27-Feb-2000 It's the legs

After not writing in about three weeks!? I have to remind myself how to use my journal setup. I think it's working now. Phew.

It was like that this afternoon when I took my road bike out for the first time since fall. I hadn't ridden it all that many times all last summer, anyway, but I forgot how the shift levers worked. I stopped before I got to the end of the block and reviewed them, and then rode down and back a side street to practice before going out on the main road.

It's all the legs. In the winter my upper body gets into good shape from swimming, and my aerobic capacity is great, but my legs fade away and I have to use lower gears than normal when I start cycling.

I suppose you might wonder, don't I kick when I'm swimming? Actually, not much. One of the big breakthroughs I made in learning to swim distance without getting tired was to stop kicking so hard. A strong flutter kick is, as far as I've been able to tell, a poor investment of energy for distance swimming. For a 50 or 100 meter race, or maybe 200 meters, it's a different story, but I get out of breath right away if I kick hard.
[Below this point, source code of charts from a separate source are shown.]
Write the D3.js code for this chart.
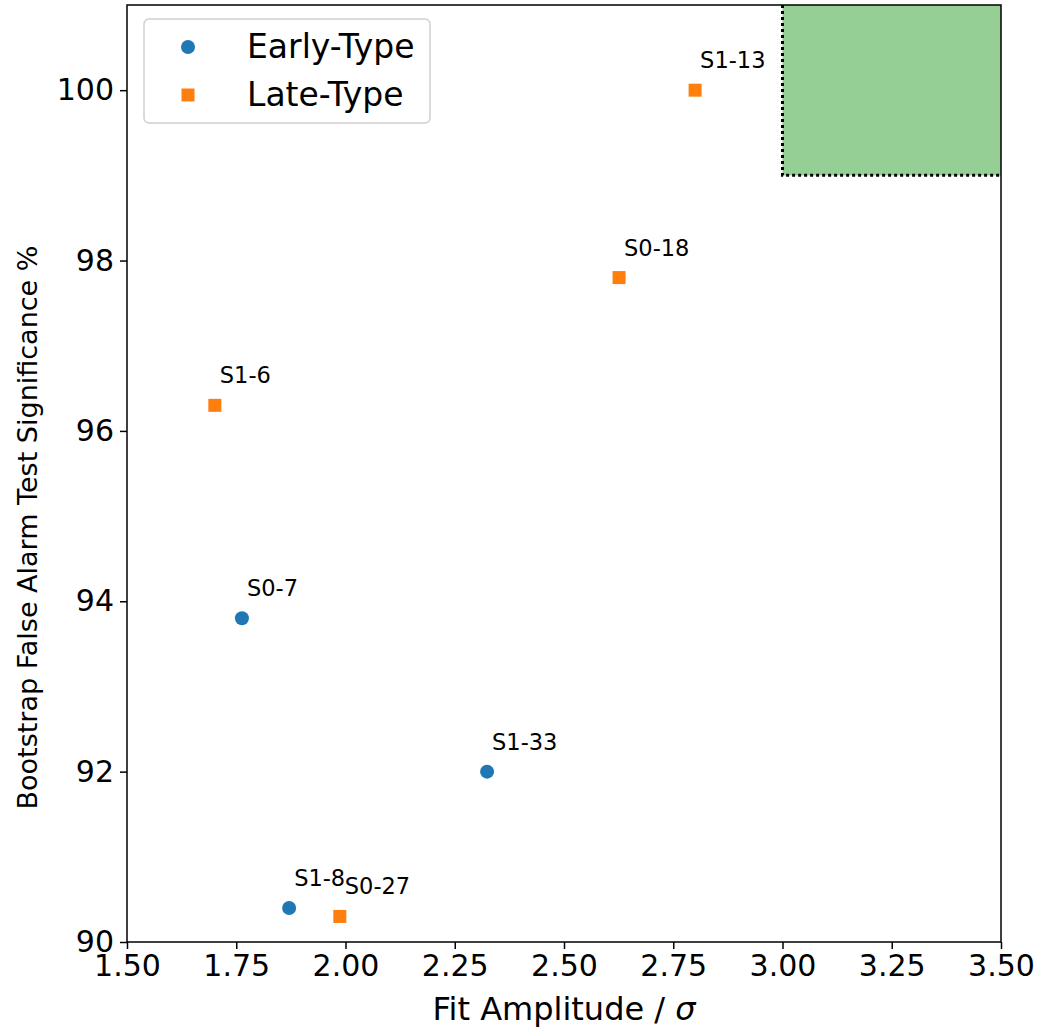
<!DOCTYPE html>
<html>
<head>
<meta charset="utf-8">
<script src="https://cdn.jsdelivr.net/npm/d3@7"></script>
<style>
  html, body { margin: 0; padding: 0; background: #fff; }
  svg { display: block; font-family: "DejaVu Sans", sans-serif; }
</style>
</head>
<body>
<svg id="chart" width="1043" height="1032"></svg>
<script>
// Sources and their measurements
const names      = ["S0-7", "S1-33", "S1-8", "S1-13", "S0-18", "S1-6", "S0-27"];
const amplitudes = [1.763, 2.324, 1.871, 2.800, 2.626, 1.701, 1.987];
const falseAlarm = [93.8, 92.0, 90.4, 100.0, 97.8, 96.3, 90.3];
const types      = ["Early-Type", "Early-Type", "Early-Type", "Late-Type", "Late-Type", "Late-Type", "Late-Type"];

const legendLabels = ["Early-Type", "Late-Type"];
const xTicks = [1.50, 1.75, 2.00, 2.25, 2.50, 2.75, 3.00, 3.25, 3.50];
const yTicks = [90, 92, 94, 96, 98, 100];
const xDomain = [1.5, 3.5];
const yDomain = [90, 101];
// Region of interest: high amplitude and high significance
const regionX = [3.0, 3.5];
const regionY = [99, 101];

const colors = { "Early-Type": "#1f77b4", "Late-Type": "#ff7f0e" };

const svg = d3.select("#chart");
const margin = { left: 127, right: 42, top: 5, bottom: 90 };
const W = 1043, H = 1032;

const x = d3.scaleLinear().domain(xDomain).range([margin.left, W - margin.right]);
const y = d3.scaleLinear().domain(yDomain).range([H - margin.bottom, margin.top]);

const rows = names.map((n, i) => ({ name: n, a: amplitudes[i], f: falseAlarm[i], type: types[i] }));

// Shaded region
svg.append("rect")
  .attr("x", x(regionX[0])).attr("y", y(regionY[1]))
  .attr("width", x(regionX[1]) - x(regionX[0]))
  .attr("height", y(regionY[0]) - y(regionY[1]))
  .attr("fill", "#2ca02c").attr("fill-opacity", 0.5);

svg.append("path")
  .attr("d", d3.line()([[x(regionX[0]), y(regionY[1])], [x(regionX[0]), y(regionY[0])], [x(regionX[1]), y(regionY[0])]]))
  .attr("fill", "none").attr("stroke", "#000").attr("stroke-width", 3)
  .attr("stroke-dasharray", "3,3");

// Axes
const xAxis = svg.append("g")
  .attr("transform", `translate(0,${H - margin.bottom})`)
  .call(d3.axisBottom(x).tickValues(xTicks).tickFormat(d3.format(".2f")).tickSizeOuter(0).tickSize(7).tickPadding(6));
const yAxis = svg.append("g")
  .attr("transform", `translate(${margin.left},0)`)
  .call(d3.axisLeft(y).tickValues(yTicks).tickFormat(d3.format("d")).tickSizeOuter(0).tickSize(7).tickPadding(6));

[xAxis, yAxis].forEach(g => {
  g.select(".domain").remove();
  g.selectAll(".tick line").attr("stroke", "#000").attr("stroke-width", 1.5);
  g.selectAll(".tick text").attr("fill", "#000").style("font-size", "30px")
    .style("font-family", "'DejaVu Sans', sans-serif");
});

// Frame
svg.append("rect")
  .attr("x", x(xDomain[0])).attr("y", y(yDomain[1]))
  .attr("width", x(xDomain[1]) - x(xDomain[0]))
  .attr("height", y(yDomain[0]) - y(yDomain[1]))
  .attr("fill", "none").attr("stroke", "#000").attr("stroke-width", 1.5);

// Axis titles
svg.append("text")
  .attr("x", (x(xDomain[0]) + x(xDomain[1])) / 2).attr("y", 1020)
  .attr("text-anchor", "middle").style("font-size", "32px")
  .html('Fit Amplitude / <tspan font-style="italic">σ</tspan>');

svg.append("text")
  .attr("transform", `translate(37,${(y(yDomain[0]) + y(yDomain[1])) / 2 + 54}) rotate(-90)`)
  .attr("text-anchor", "middle").style("font-size", "27px")
  .text("Bootstrap False Alarm Test Significance %");

// Markers
const pts = svg.append("g");
rows.filter(d => d.type === "Early-Type").forEach(d => {
  pts.append("circle").attr("cx", x(d.a)).attr("cy", y(d.f)).attr("r", 7)
    .attr("fill", colors[d.type]);
});
rows.filter(d => d.type === "Late-Type").forEach(d => {
  pts.append("rect").attr("x", x(d.a) - 6.5).attr("y", y(d.f) - 6.5)
    .attr("width", 13).attr("height", 13).attr("fill", colors[d.type]);
});

// Point labels
svg.append("g").selectAll("text").data(rows).join("text")
  .attr("x", d => x(d.a) + 5).attr("y", d => y(d.f) - 22)
  .style("font-size", "22.5px").attr("fill", "#000")
  .text(d => d.name);

// Legend
const lg = svg.append("g");
lg.append("rect").attr("x", 144).attr("y", 19).attr("width", 286).attr("height", 104)
  .attr("rx", 5).attr("fill", "#fff").attr("fill-opacity", 0.8)
  .attr("stroke", "#d0d0d0").attr("stroke-width", 1.5);
legendLabels.forEach((lab, i) => {
  const cy = 47 + i * 48;
  if (i === 0) {
    lg.append("circle").attr("cx", 188).attr("cy", cy).attr("r", 7).attr("fill", colors[lab]);
  } else {
    lg.append("rect").attr("x", 181.5).attr("y", cy - 6.5).attr("width", 13).attr("height", 13).attr("fill", colors[lab]);
  }
  lg.append("text").attr("x", 247).attr("y", cy + 11).style("font-size", "33px").text(lab);
});
</script>
</body>
</html>
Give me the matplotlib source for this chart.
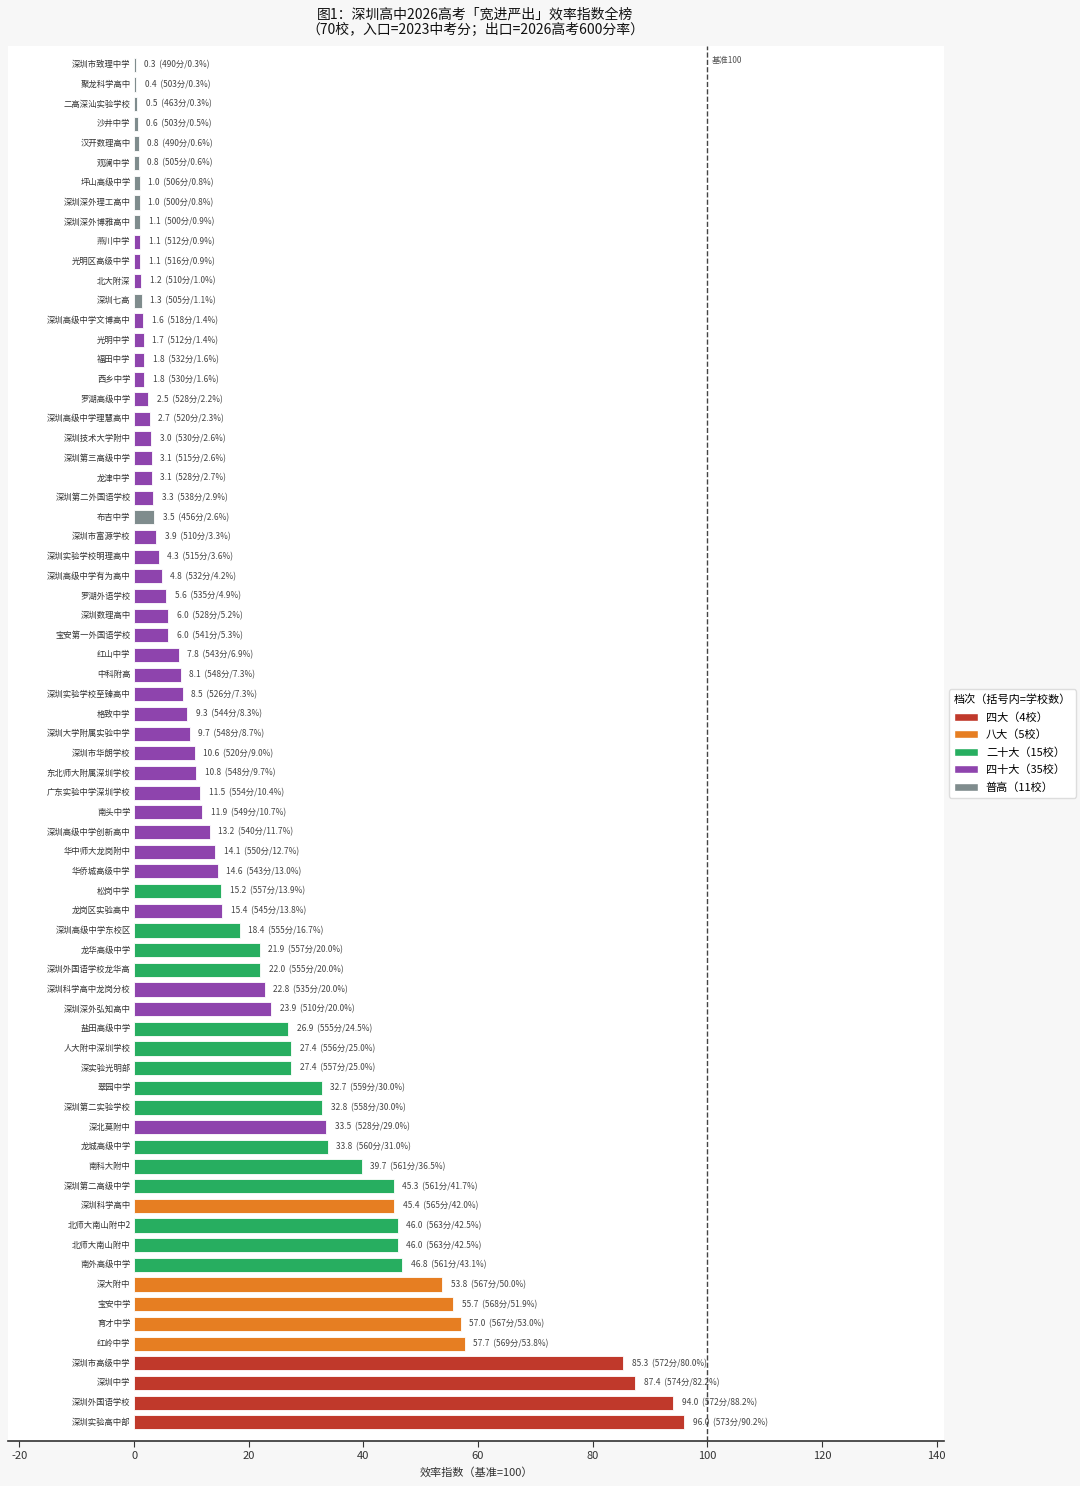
import matplotlib
matplotlib.use("Agg")
import matplotlib.pyplot as plt
from matplotlib.patches import Patch

plt.rcParams['font.family'] = ['Noto Sans CJK SC', 'DejaVu Sans']
plt.rcParams['axes.unicode_minus'] = False

# data, top to bottom
schools = [
    "深圳市致理中学", "聚龙科学高中", "二高深汕实验学校", "沙井中学", "汉开数理高中",
    "观澜中学", "坪山高级中学", "深圳深外理工高中", "深圳深外博雅高中", "燕川中学",
    "光明区高级中学", "北大附深", "深圳七高", "深圳高级中学文博高中", "光明中学",
    "福田中学", "西乡中学", "罗湖高级中学", "深圳高级中学理慧高中", "深圳技术大学附中",
    "深圳第三高级中学", "龙津中学", "深圳第二外国语学校", "布吉中学", "深圳市富源学校",
    "深圳实验学校明理高中", "深圳高级中学有为高中", "罗湖外语学校", "深圳数理高中", "宝安第一外国语学校",
    "红山中学", "中科附高", "深圳实验学校至臻高中", "格致中学", "深圳大学附属实验中学",
    "深圳市华朗学校", "东北师大附属深圳学校", "广东实验中学深圳学校", "南头中学", "深圳高级中学创新高中",
    "华中师大龙岗附中", "华侨城高级中学", "松岗中学", "龙岗区实验高中", "深圳高级中学东校区",
    "龙华高级中学", "深圳外国语学校龙华高", "深圳科学高中龙岗分校", "深圳深外弘知高中", "盐田高级中学",
    "人大附中深圳学校", "深实验光明部", "翠园中学", "深圳第二实验学校", "深北莫附中",
    "龙城高级中学", "南科大附中", "深圳第二高级中学", "深圳科学高中", "北师大南山附中2",
    "北师大南山附中", "南外高级中学", "深大附中", "宝安中学", "育才中学",
    "红岭中学", "深圳市高级中学", "深圳中学", "深圳外国语学校", "深圳实验高中部",
]
index = [
    0.3, 0.4, 0.5, 0.6, 0.8, 0.8, 1.0, 1.0, 1.1, 1.1,
    1.1, 1.2, 1.3, 1.6, 1.7, 1.8, 1.8, 2.5, 2.7, 3.0,
    3.1, 3.1, 3.3, 3.5, 3.9, 4.3, 4.8, 5.6, 6.0, 6.0,
    7.8, 8.1, 8.5, 9.3, 9.7, 10.6, 10.8, 11.5, 11.9, 13.2,
    14.1, 14.6, 15.2, 15.4, 18.4, 21.9, 22.0, 22.8, 23.9, 26.9,
    27.4, 27.4, 32.7, 32.8, 33.5, 33.8, 39.7, 45.3, 45.4, 46.0,
    46.0, 46.8, 53.8, 55.7, 57.0, 57.7, 85.3, 87.4, 94.0, 96.0,
]
entry_score = [
    490, 503, 463, 503, 490, 505, 506, 500, 500, 512,
    516, 510, 505, 518, 512, 532, 530, 528, 520, 530,
    515, 528, 538, 456, 510, 515, 532, 535, 528, 541,
    543, 548, 526, 544, 548, 520, 548, 554, 549, 540,
    550, 543, 557, 545, 555, 557, 555, 535, 510, 555,
    556, 557, 559, 558, 528, 560, 561, 561, 565, 563,
    563, 561, 567, 568, 567, 569, 572, 574, 572, 573,
]
rate600 = [
    0.3, 0.3, 0.3, 0.5, 0.6, 0.6, 0.8, 0.8, 0.9, 0.9,
    0.9, 1.0, 1.1, 1.4, 1.4, 1.6, 1.6, 2.2, 2.3, 2.6,
    2.6, 2.7, 2.9, 2.6, 3.3, 3.6, 4.2, 4.9, 5.2, 5.3,
    6.9, 7.3, 7.3, 8.3, 8.7, 9.0, 9.7, 10.4, 10.7, 11.7,
    12.7, 13.0, 13.9, 13.8, 16.7, 20.0, 20.0, 20.0, 20.0, 24.5,
    25.0, 25.0, 30.0, 30.0, 29.0, 31.0, 36.5, 41.7, 42.0, 42.5,
    42.5, 43.1, 50.0, 51.9, 53.0, 53.8, 80.0, 82.2, 88.2, 90.2,
]
# tier codes: R=四大, O=八大, G=二十大, P=四十大, N=普高
tier = list(
    "NNNNNNNNNP"
    "PPNPPPPPPP"
    "PPPNPPPPPP"
    "PPPPPPPPPP"
    "PPGPGGGPPG"
    "GGGGPGGGOG"
    "GGOOOORRRR"
)

tier_names = {"R": "四大", "O": "八大", "G": "二十大", "P": "四十大", "N": "普高"}
tier_colors = {"R": "#c0392b", "O": "#e67e22", "G": "#27ae60", "P": "#8e44ad", "N": "#7f8c8d"}
tier_order = ["R", "O", "G", "P", "N"]

fig = plt.figure(figsize=(10.8, 14.86), dpi=100, facecolor="#f7f7f7")
ax = fig.add_axes([0.0074, 0.0303, 0.8667, 0.9387])
ax.set_facecolor("white")

ypos = list(range(len(schools)))
ax.barh(ypos, index, height=0.72, color=[tier_colors[t] for t in tier],
        edgecolor="white", linewidth=0.6, zorder=2)

for y, name, v, s, r in zip(ypos, schools, index, entry_score, rate600):
    ax.text(-0.6, y, name, ha="right", va="center", fontsize=6, color="#333333")
    ax.text(v + 1.5, y, f"{v:.1f}  ({s}分/{r:.1f}%)", ha="left", va="center",
            fontsize=6, color="#444444")

ax.axvline(100, color="#444444", linestyle="--", linewidth=1.0, zorder=3)
ax.text(100.7, -0.2, "基准100", ha="left", va="center", fontsize=6, color="#555555")

ax.set_xlim(-22, 141.3)
ax.set_ylim(69.95, -0.95)
ax.set_yticks([])
ax.set_xticks(range(-20, 141, 20))
ax.tick_params(axis="x", labelsize=8, colors="#333333", length=4)
for side in ["top", "right", "left"]:
    ax.spines[side].set_visible(False)
ax.spines["bottom"].set_color("#333333")
ax.spines["bottom"].set_linewidth(1.2)
ax.set_xlabel("效率指数（基准=100）", fontsize=8, color="#333333", labelpad=4)

fig.suptitle("图1：深圳高中2026高考「宽进严出」效率指数全榜\n（70校，入口=2023中考分；出口=2026高考600分率）",
             x=0.44, y=0.995, fontsize=10, color="#111111", linespacing=1.1)

handles = []
for t in tier_order:
    handles.append(Patch(facecolor=tier_colors[t], edgecolor="white",
                         label=f"{tier_names[t]}（{tier.count(t)}校）"))
leg = ax.legend(handles=handles, title="档次（括号内=学校数）", loc="center left",
                bbox_to_anchor=(0.999, 0.5), fontsize=8, title_fontsize=8,
                handlelength=2.2, handleheight=0.7, labelspacing=0.62,
                borderpad=0.45, handletextpad=0.7,
                frameon=True, framealpha=1)
leg.get_frame().set_edgecolor("#dddddd")
leg._legend_box.align = "left"

fig.savefig("out.png", dpi=100, facecolor=fig.get_facecolor())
The single biggest breakthrough I made in learning to swim distance was really believing that the air was right there. That I could turn my head and breathe when I had to. I still don't really believe that when I'm swimming in a lake or the ocean, and I start working harder than I have to in order to get where I'm going faster, and that makes me get out of breath quicker. In a pool, though, I'm fine.

After those two, there are a few things that helped me swim faster without getting tired. One is keeping my head down and just turning it as little as I have to in order to breathe. Lifting your head way up out of the water is a big waste of energy and slows you down a lot. A second is to use a lot of body rotation, so your shoulder that's in the water (this is crawl, now) is almost vertical at the peak of rotation. The last is to take long smooth strokes, not short choppy ones. I noticed that I was doing the same thing when I was raking leaves one day -- long, smooth pulls of the rake, not a lot of short ones. It seemed to be getting the job done just as quickly, and a lot more easily.


Well, for a quick recap of the month, there were several other good birding trips after the walk in Dunback Meadows. A week after that we went to Cape Cod for the weekend. We saw a shrike on the Goose Pond trail at Wellfleet Bay, totally unexpectedly, brant in Wellfleet Harbor, and a short-eared owl hunting over the Highland Links golf course next to Highland Light in Truro. We saw a Coopers hawk behind the River City strip mall in Waltham after going out looking for ducks in the Charles (and seeing lots of them, too). A week ago we drove out to Royalston, in central Massachusetts, to look for Bohemian waxwings, and sure enough, people were there to point them out to us. I looked down a side road and saw a wild turkey crossing it, so we drove that way and saw a half dozen turkeys in the woods about 20 yards from the car. On the way back we stopped at Oxbow national wildlife sanctuary and saw very little until we were driving away; there on top of a tree was another shrike. They're all over the place this winter. Last Monday we went to Dunback Meadow to look for saw whet owls that had been reported, and ran into some people looking at them; we wouldn't have found the owls by ourselves, but there we were, four owls in the month. Tuesday, back along the Charles in Waltham, there were hooded and common mergansers, ring-necked ducks, a widgeon and a pair of wood ducks, and the Coopers hawk again. Yesterday in Marshfield we got close looks at a harrier, and a shrike was where we saw one at the end of January.

In museum trips, we went to the MFA to look at a show of prints by Mazur. He had been one of Arlene's teachers at Brandeis, and it's easy to believe he was a big influence on her work. Yesterday we went back to the Fuller museum in Brockton for a Black History Month event. We were hoping to see the artist who had done the doll houses we saw there, but she was ill and cancelled her talk there. We did see some good dance performances and got a good soul food lunch.

Am I back? I'd like to say yes, but I can't be sure.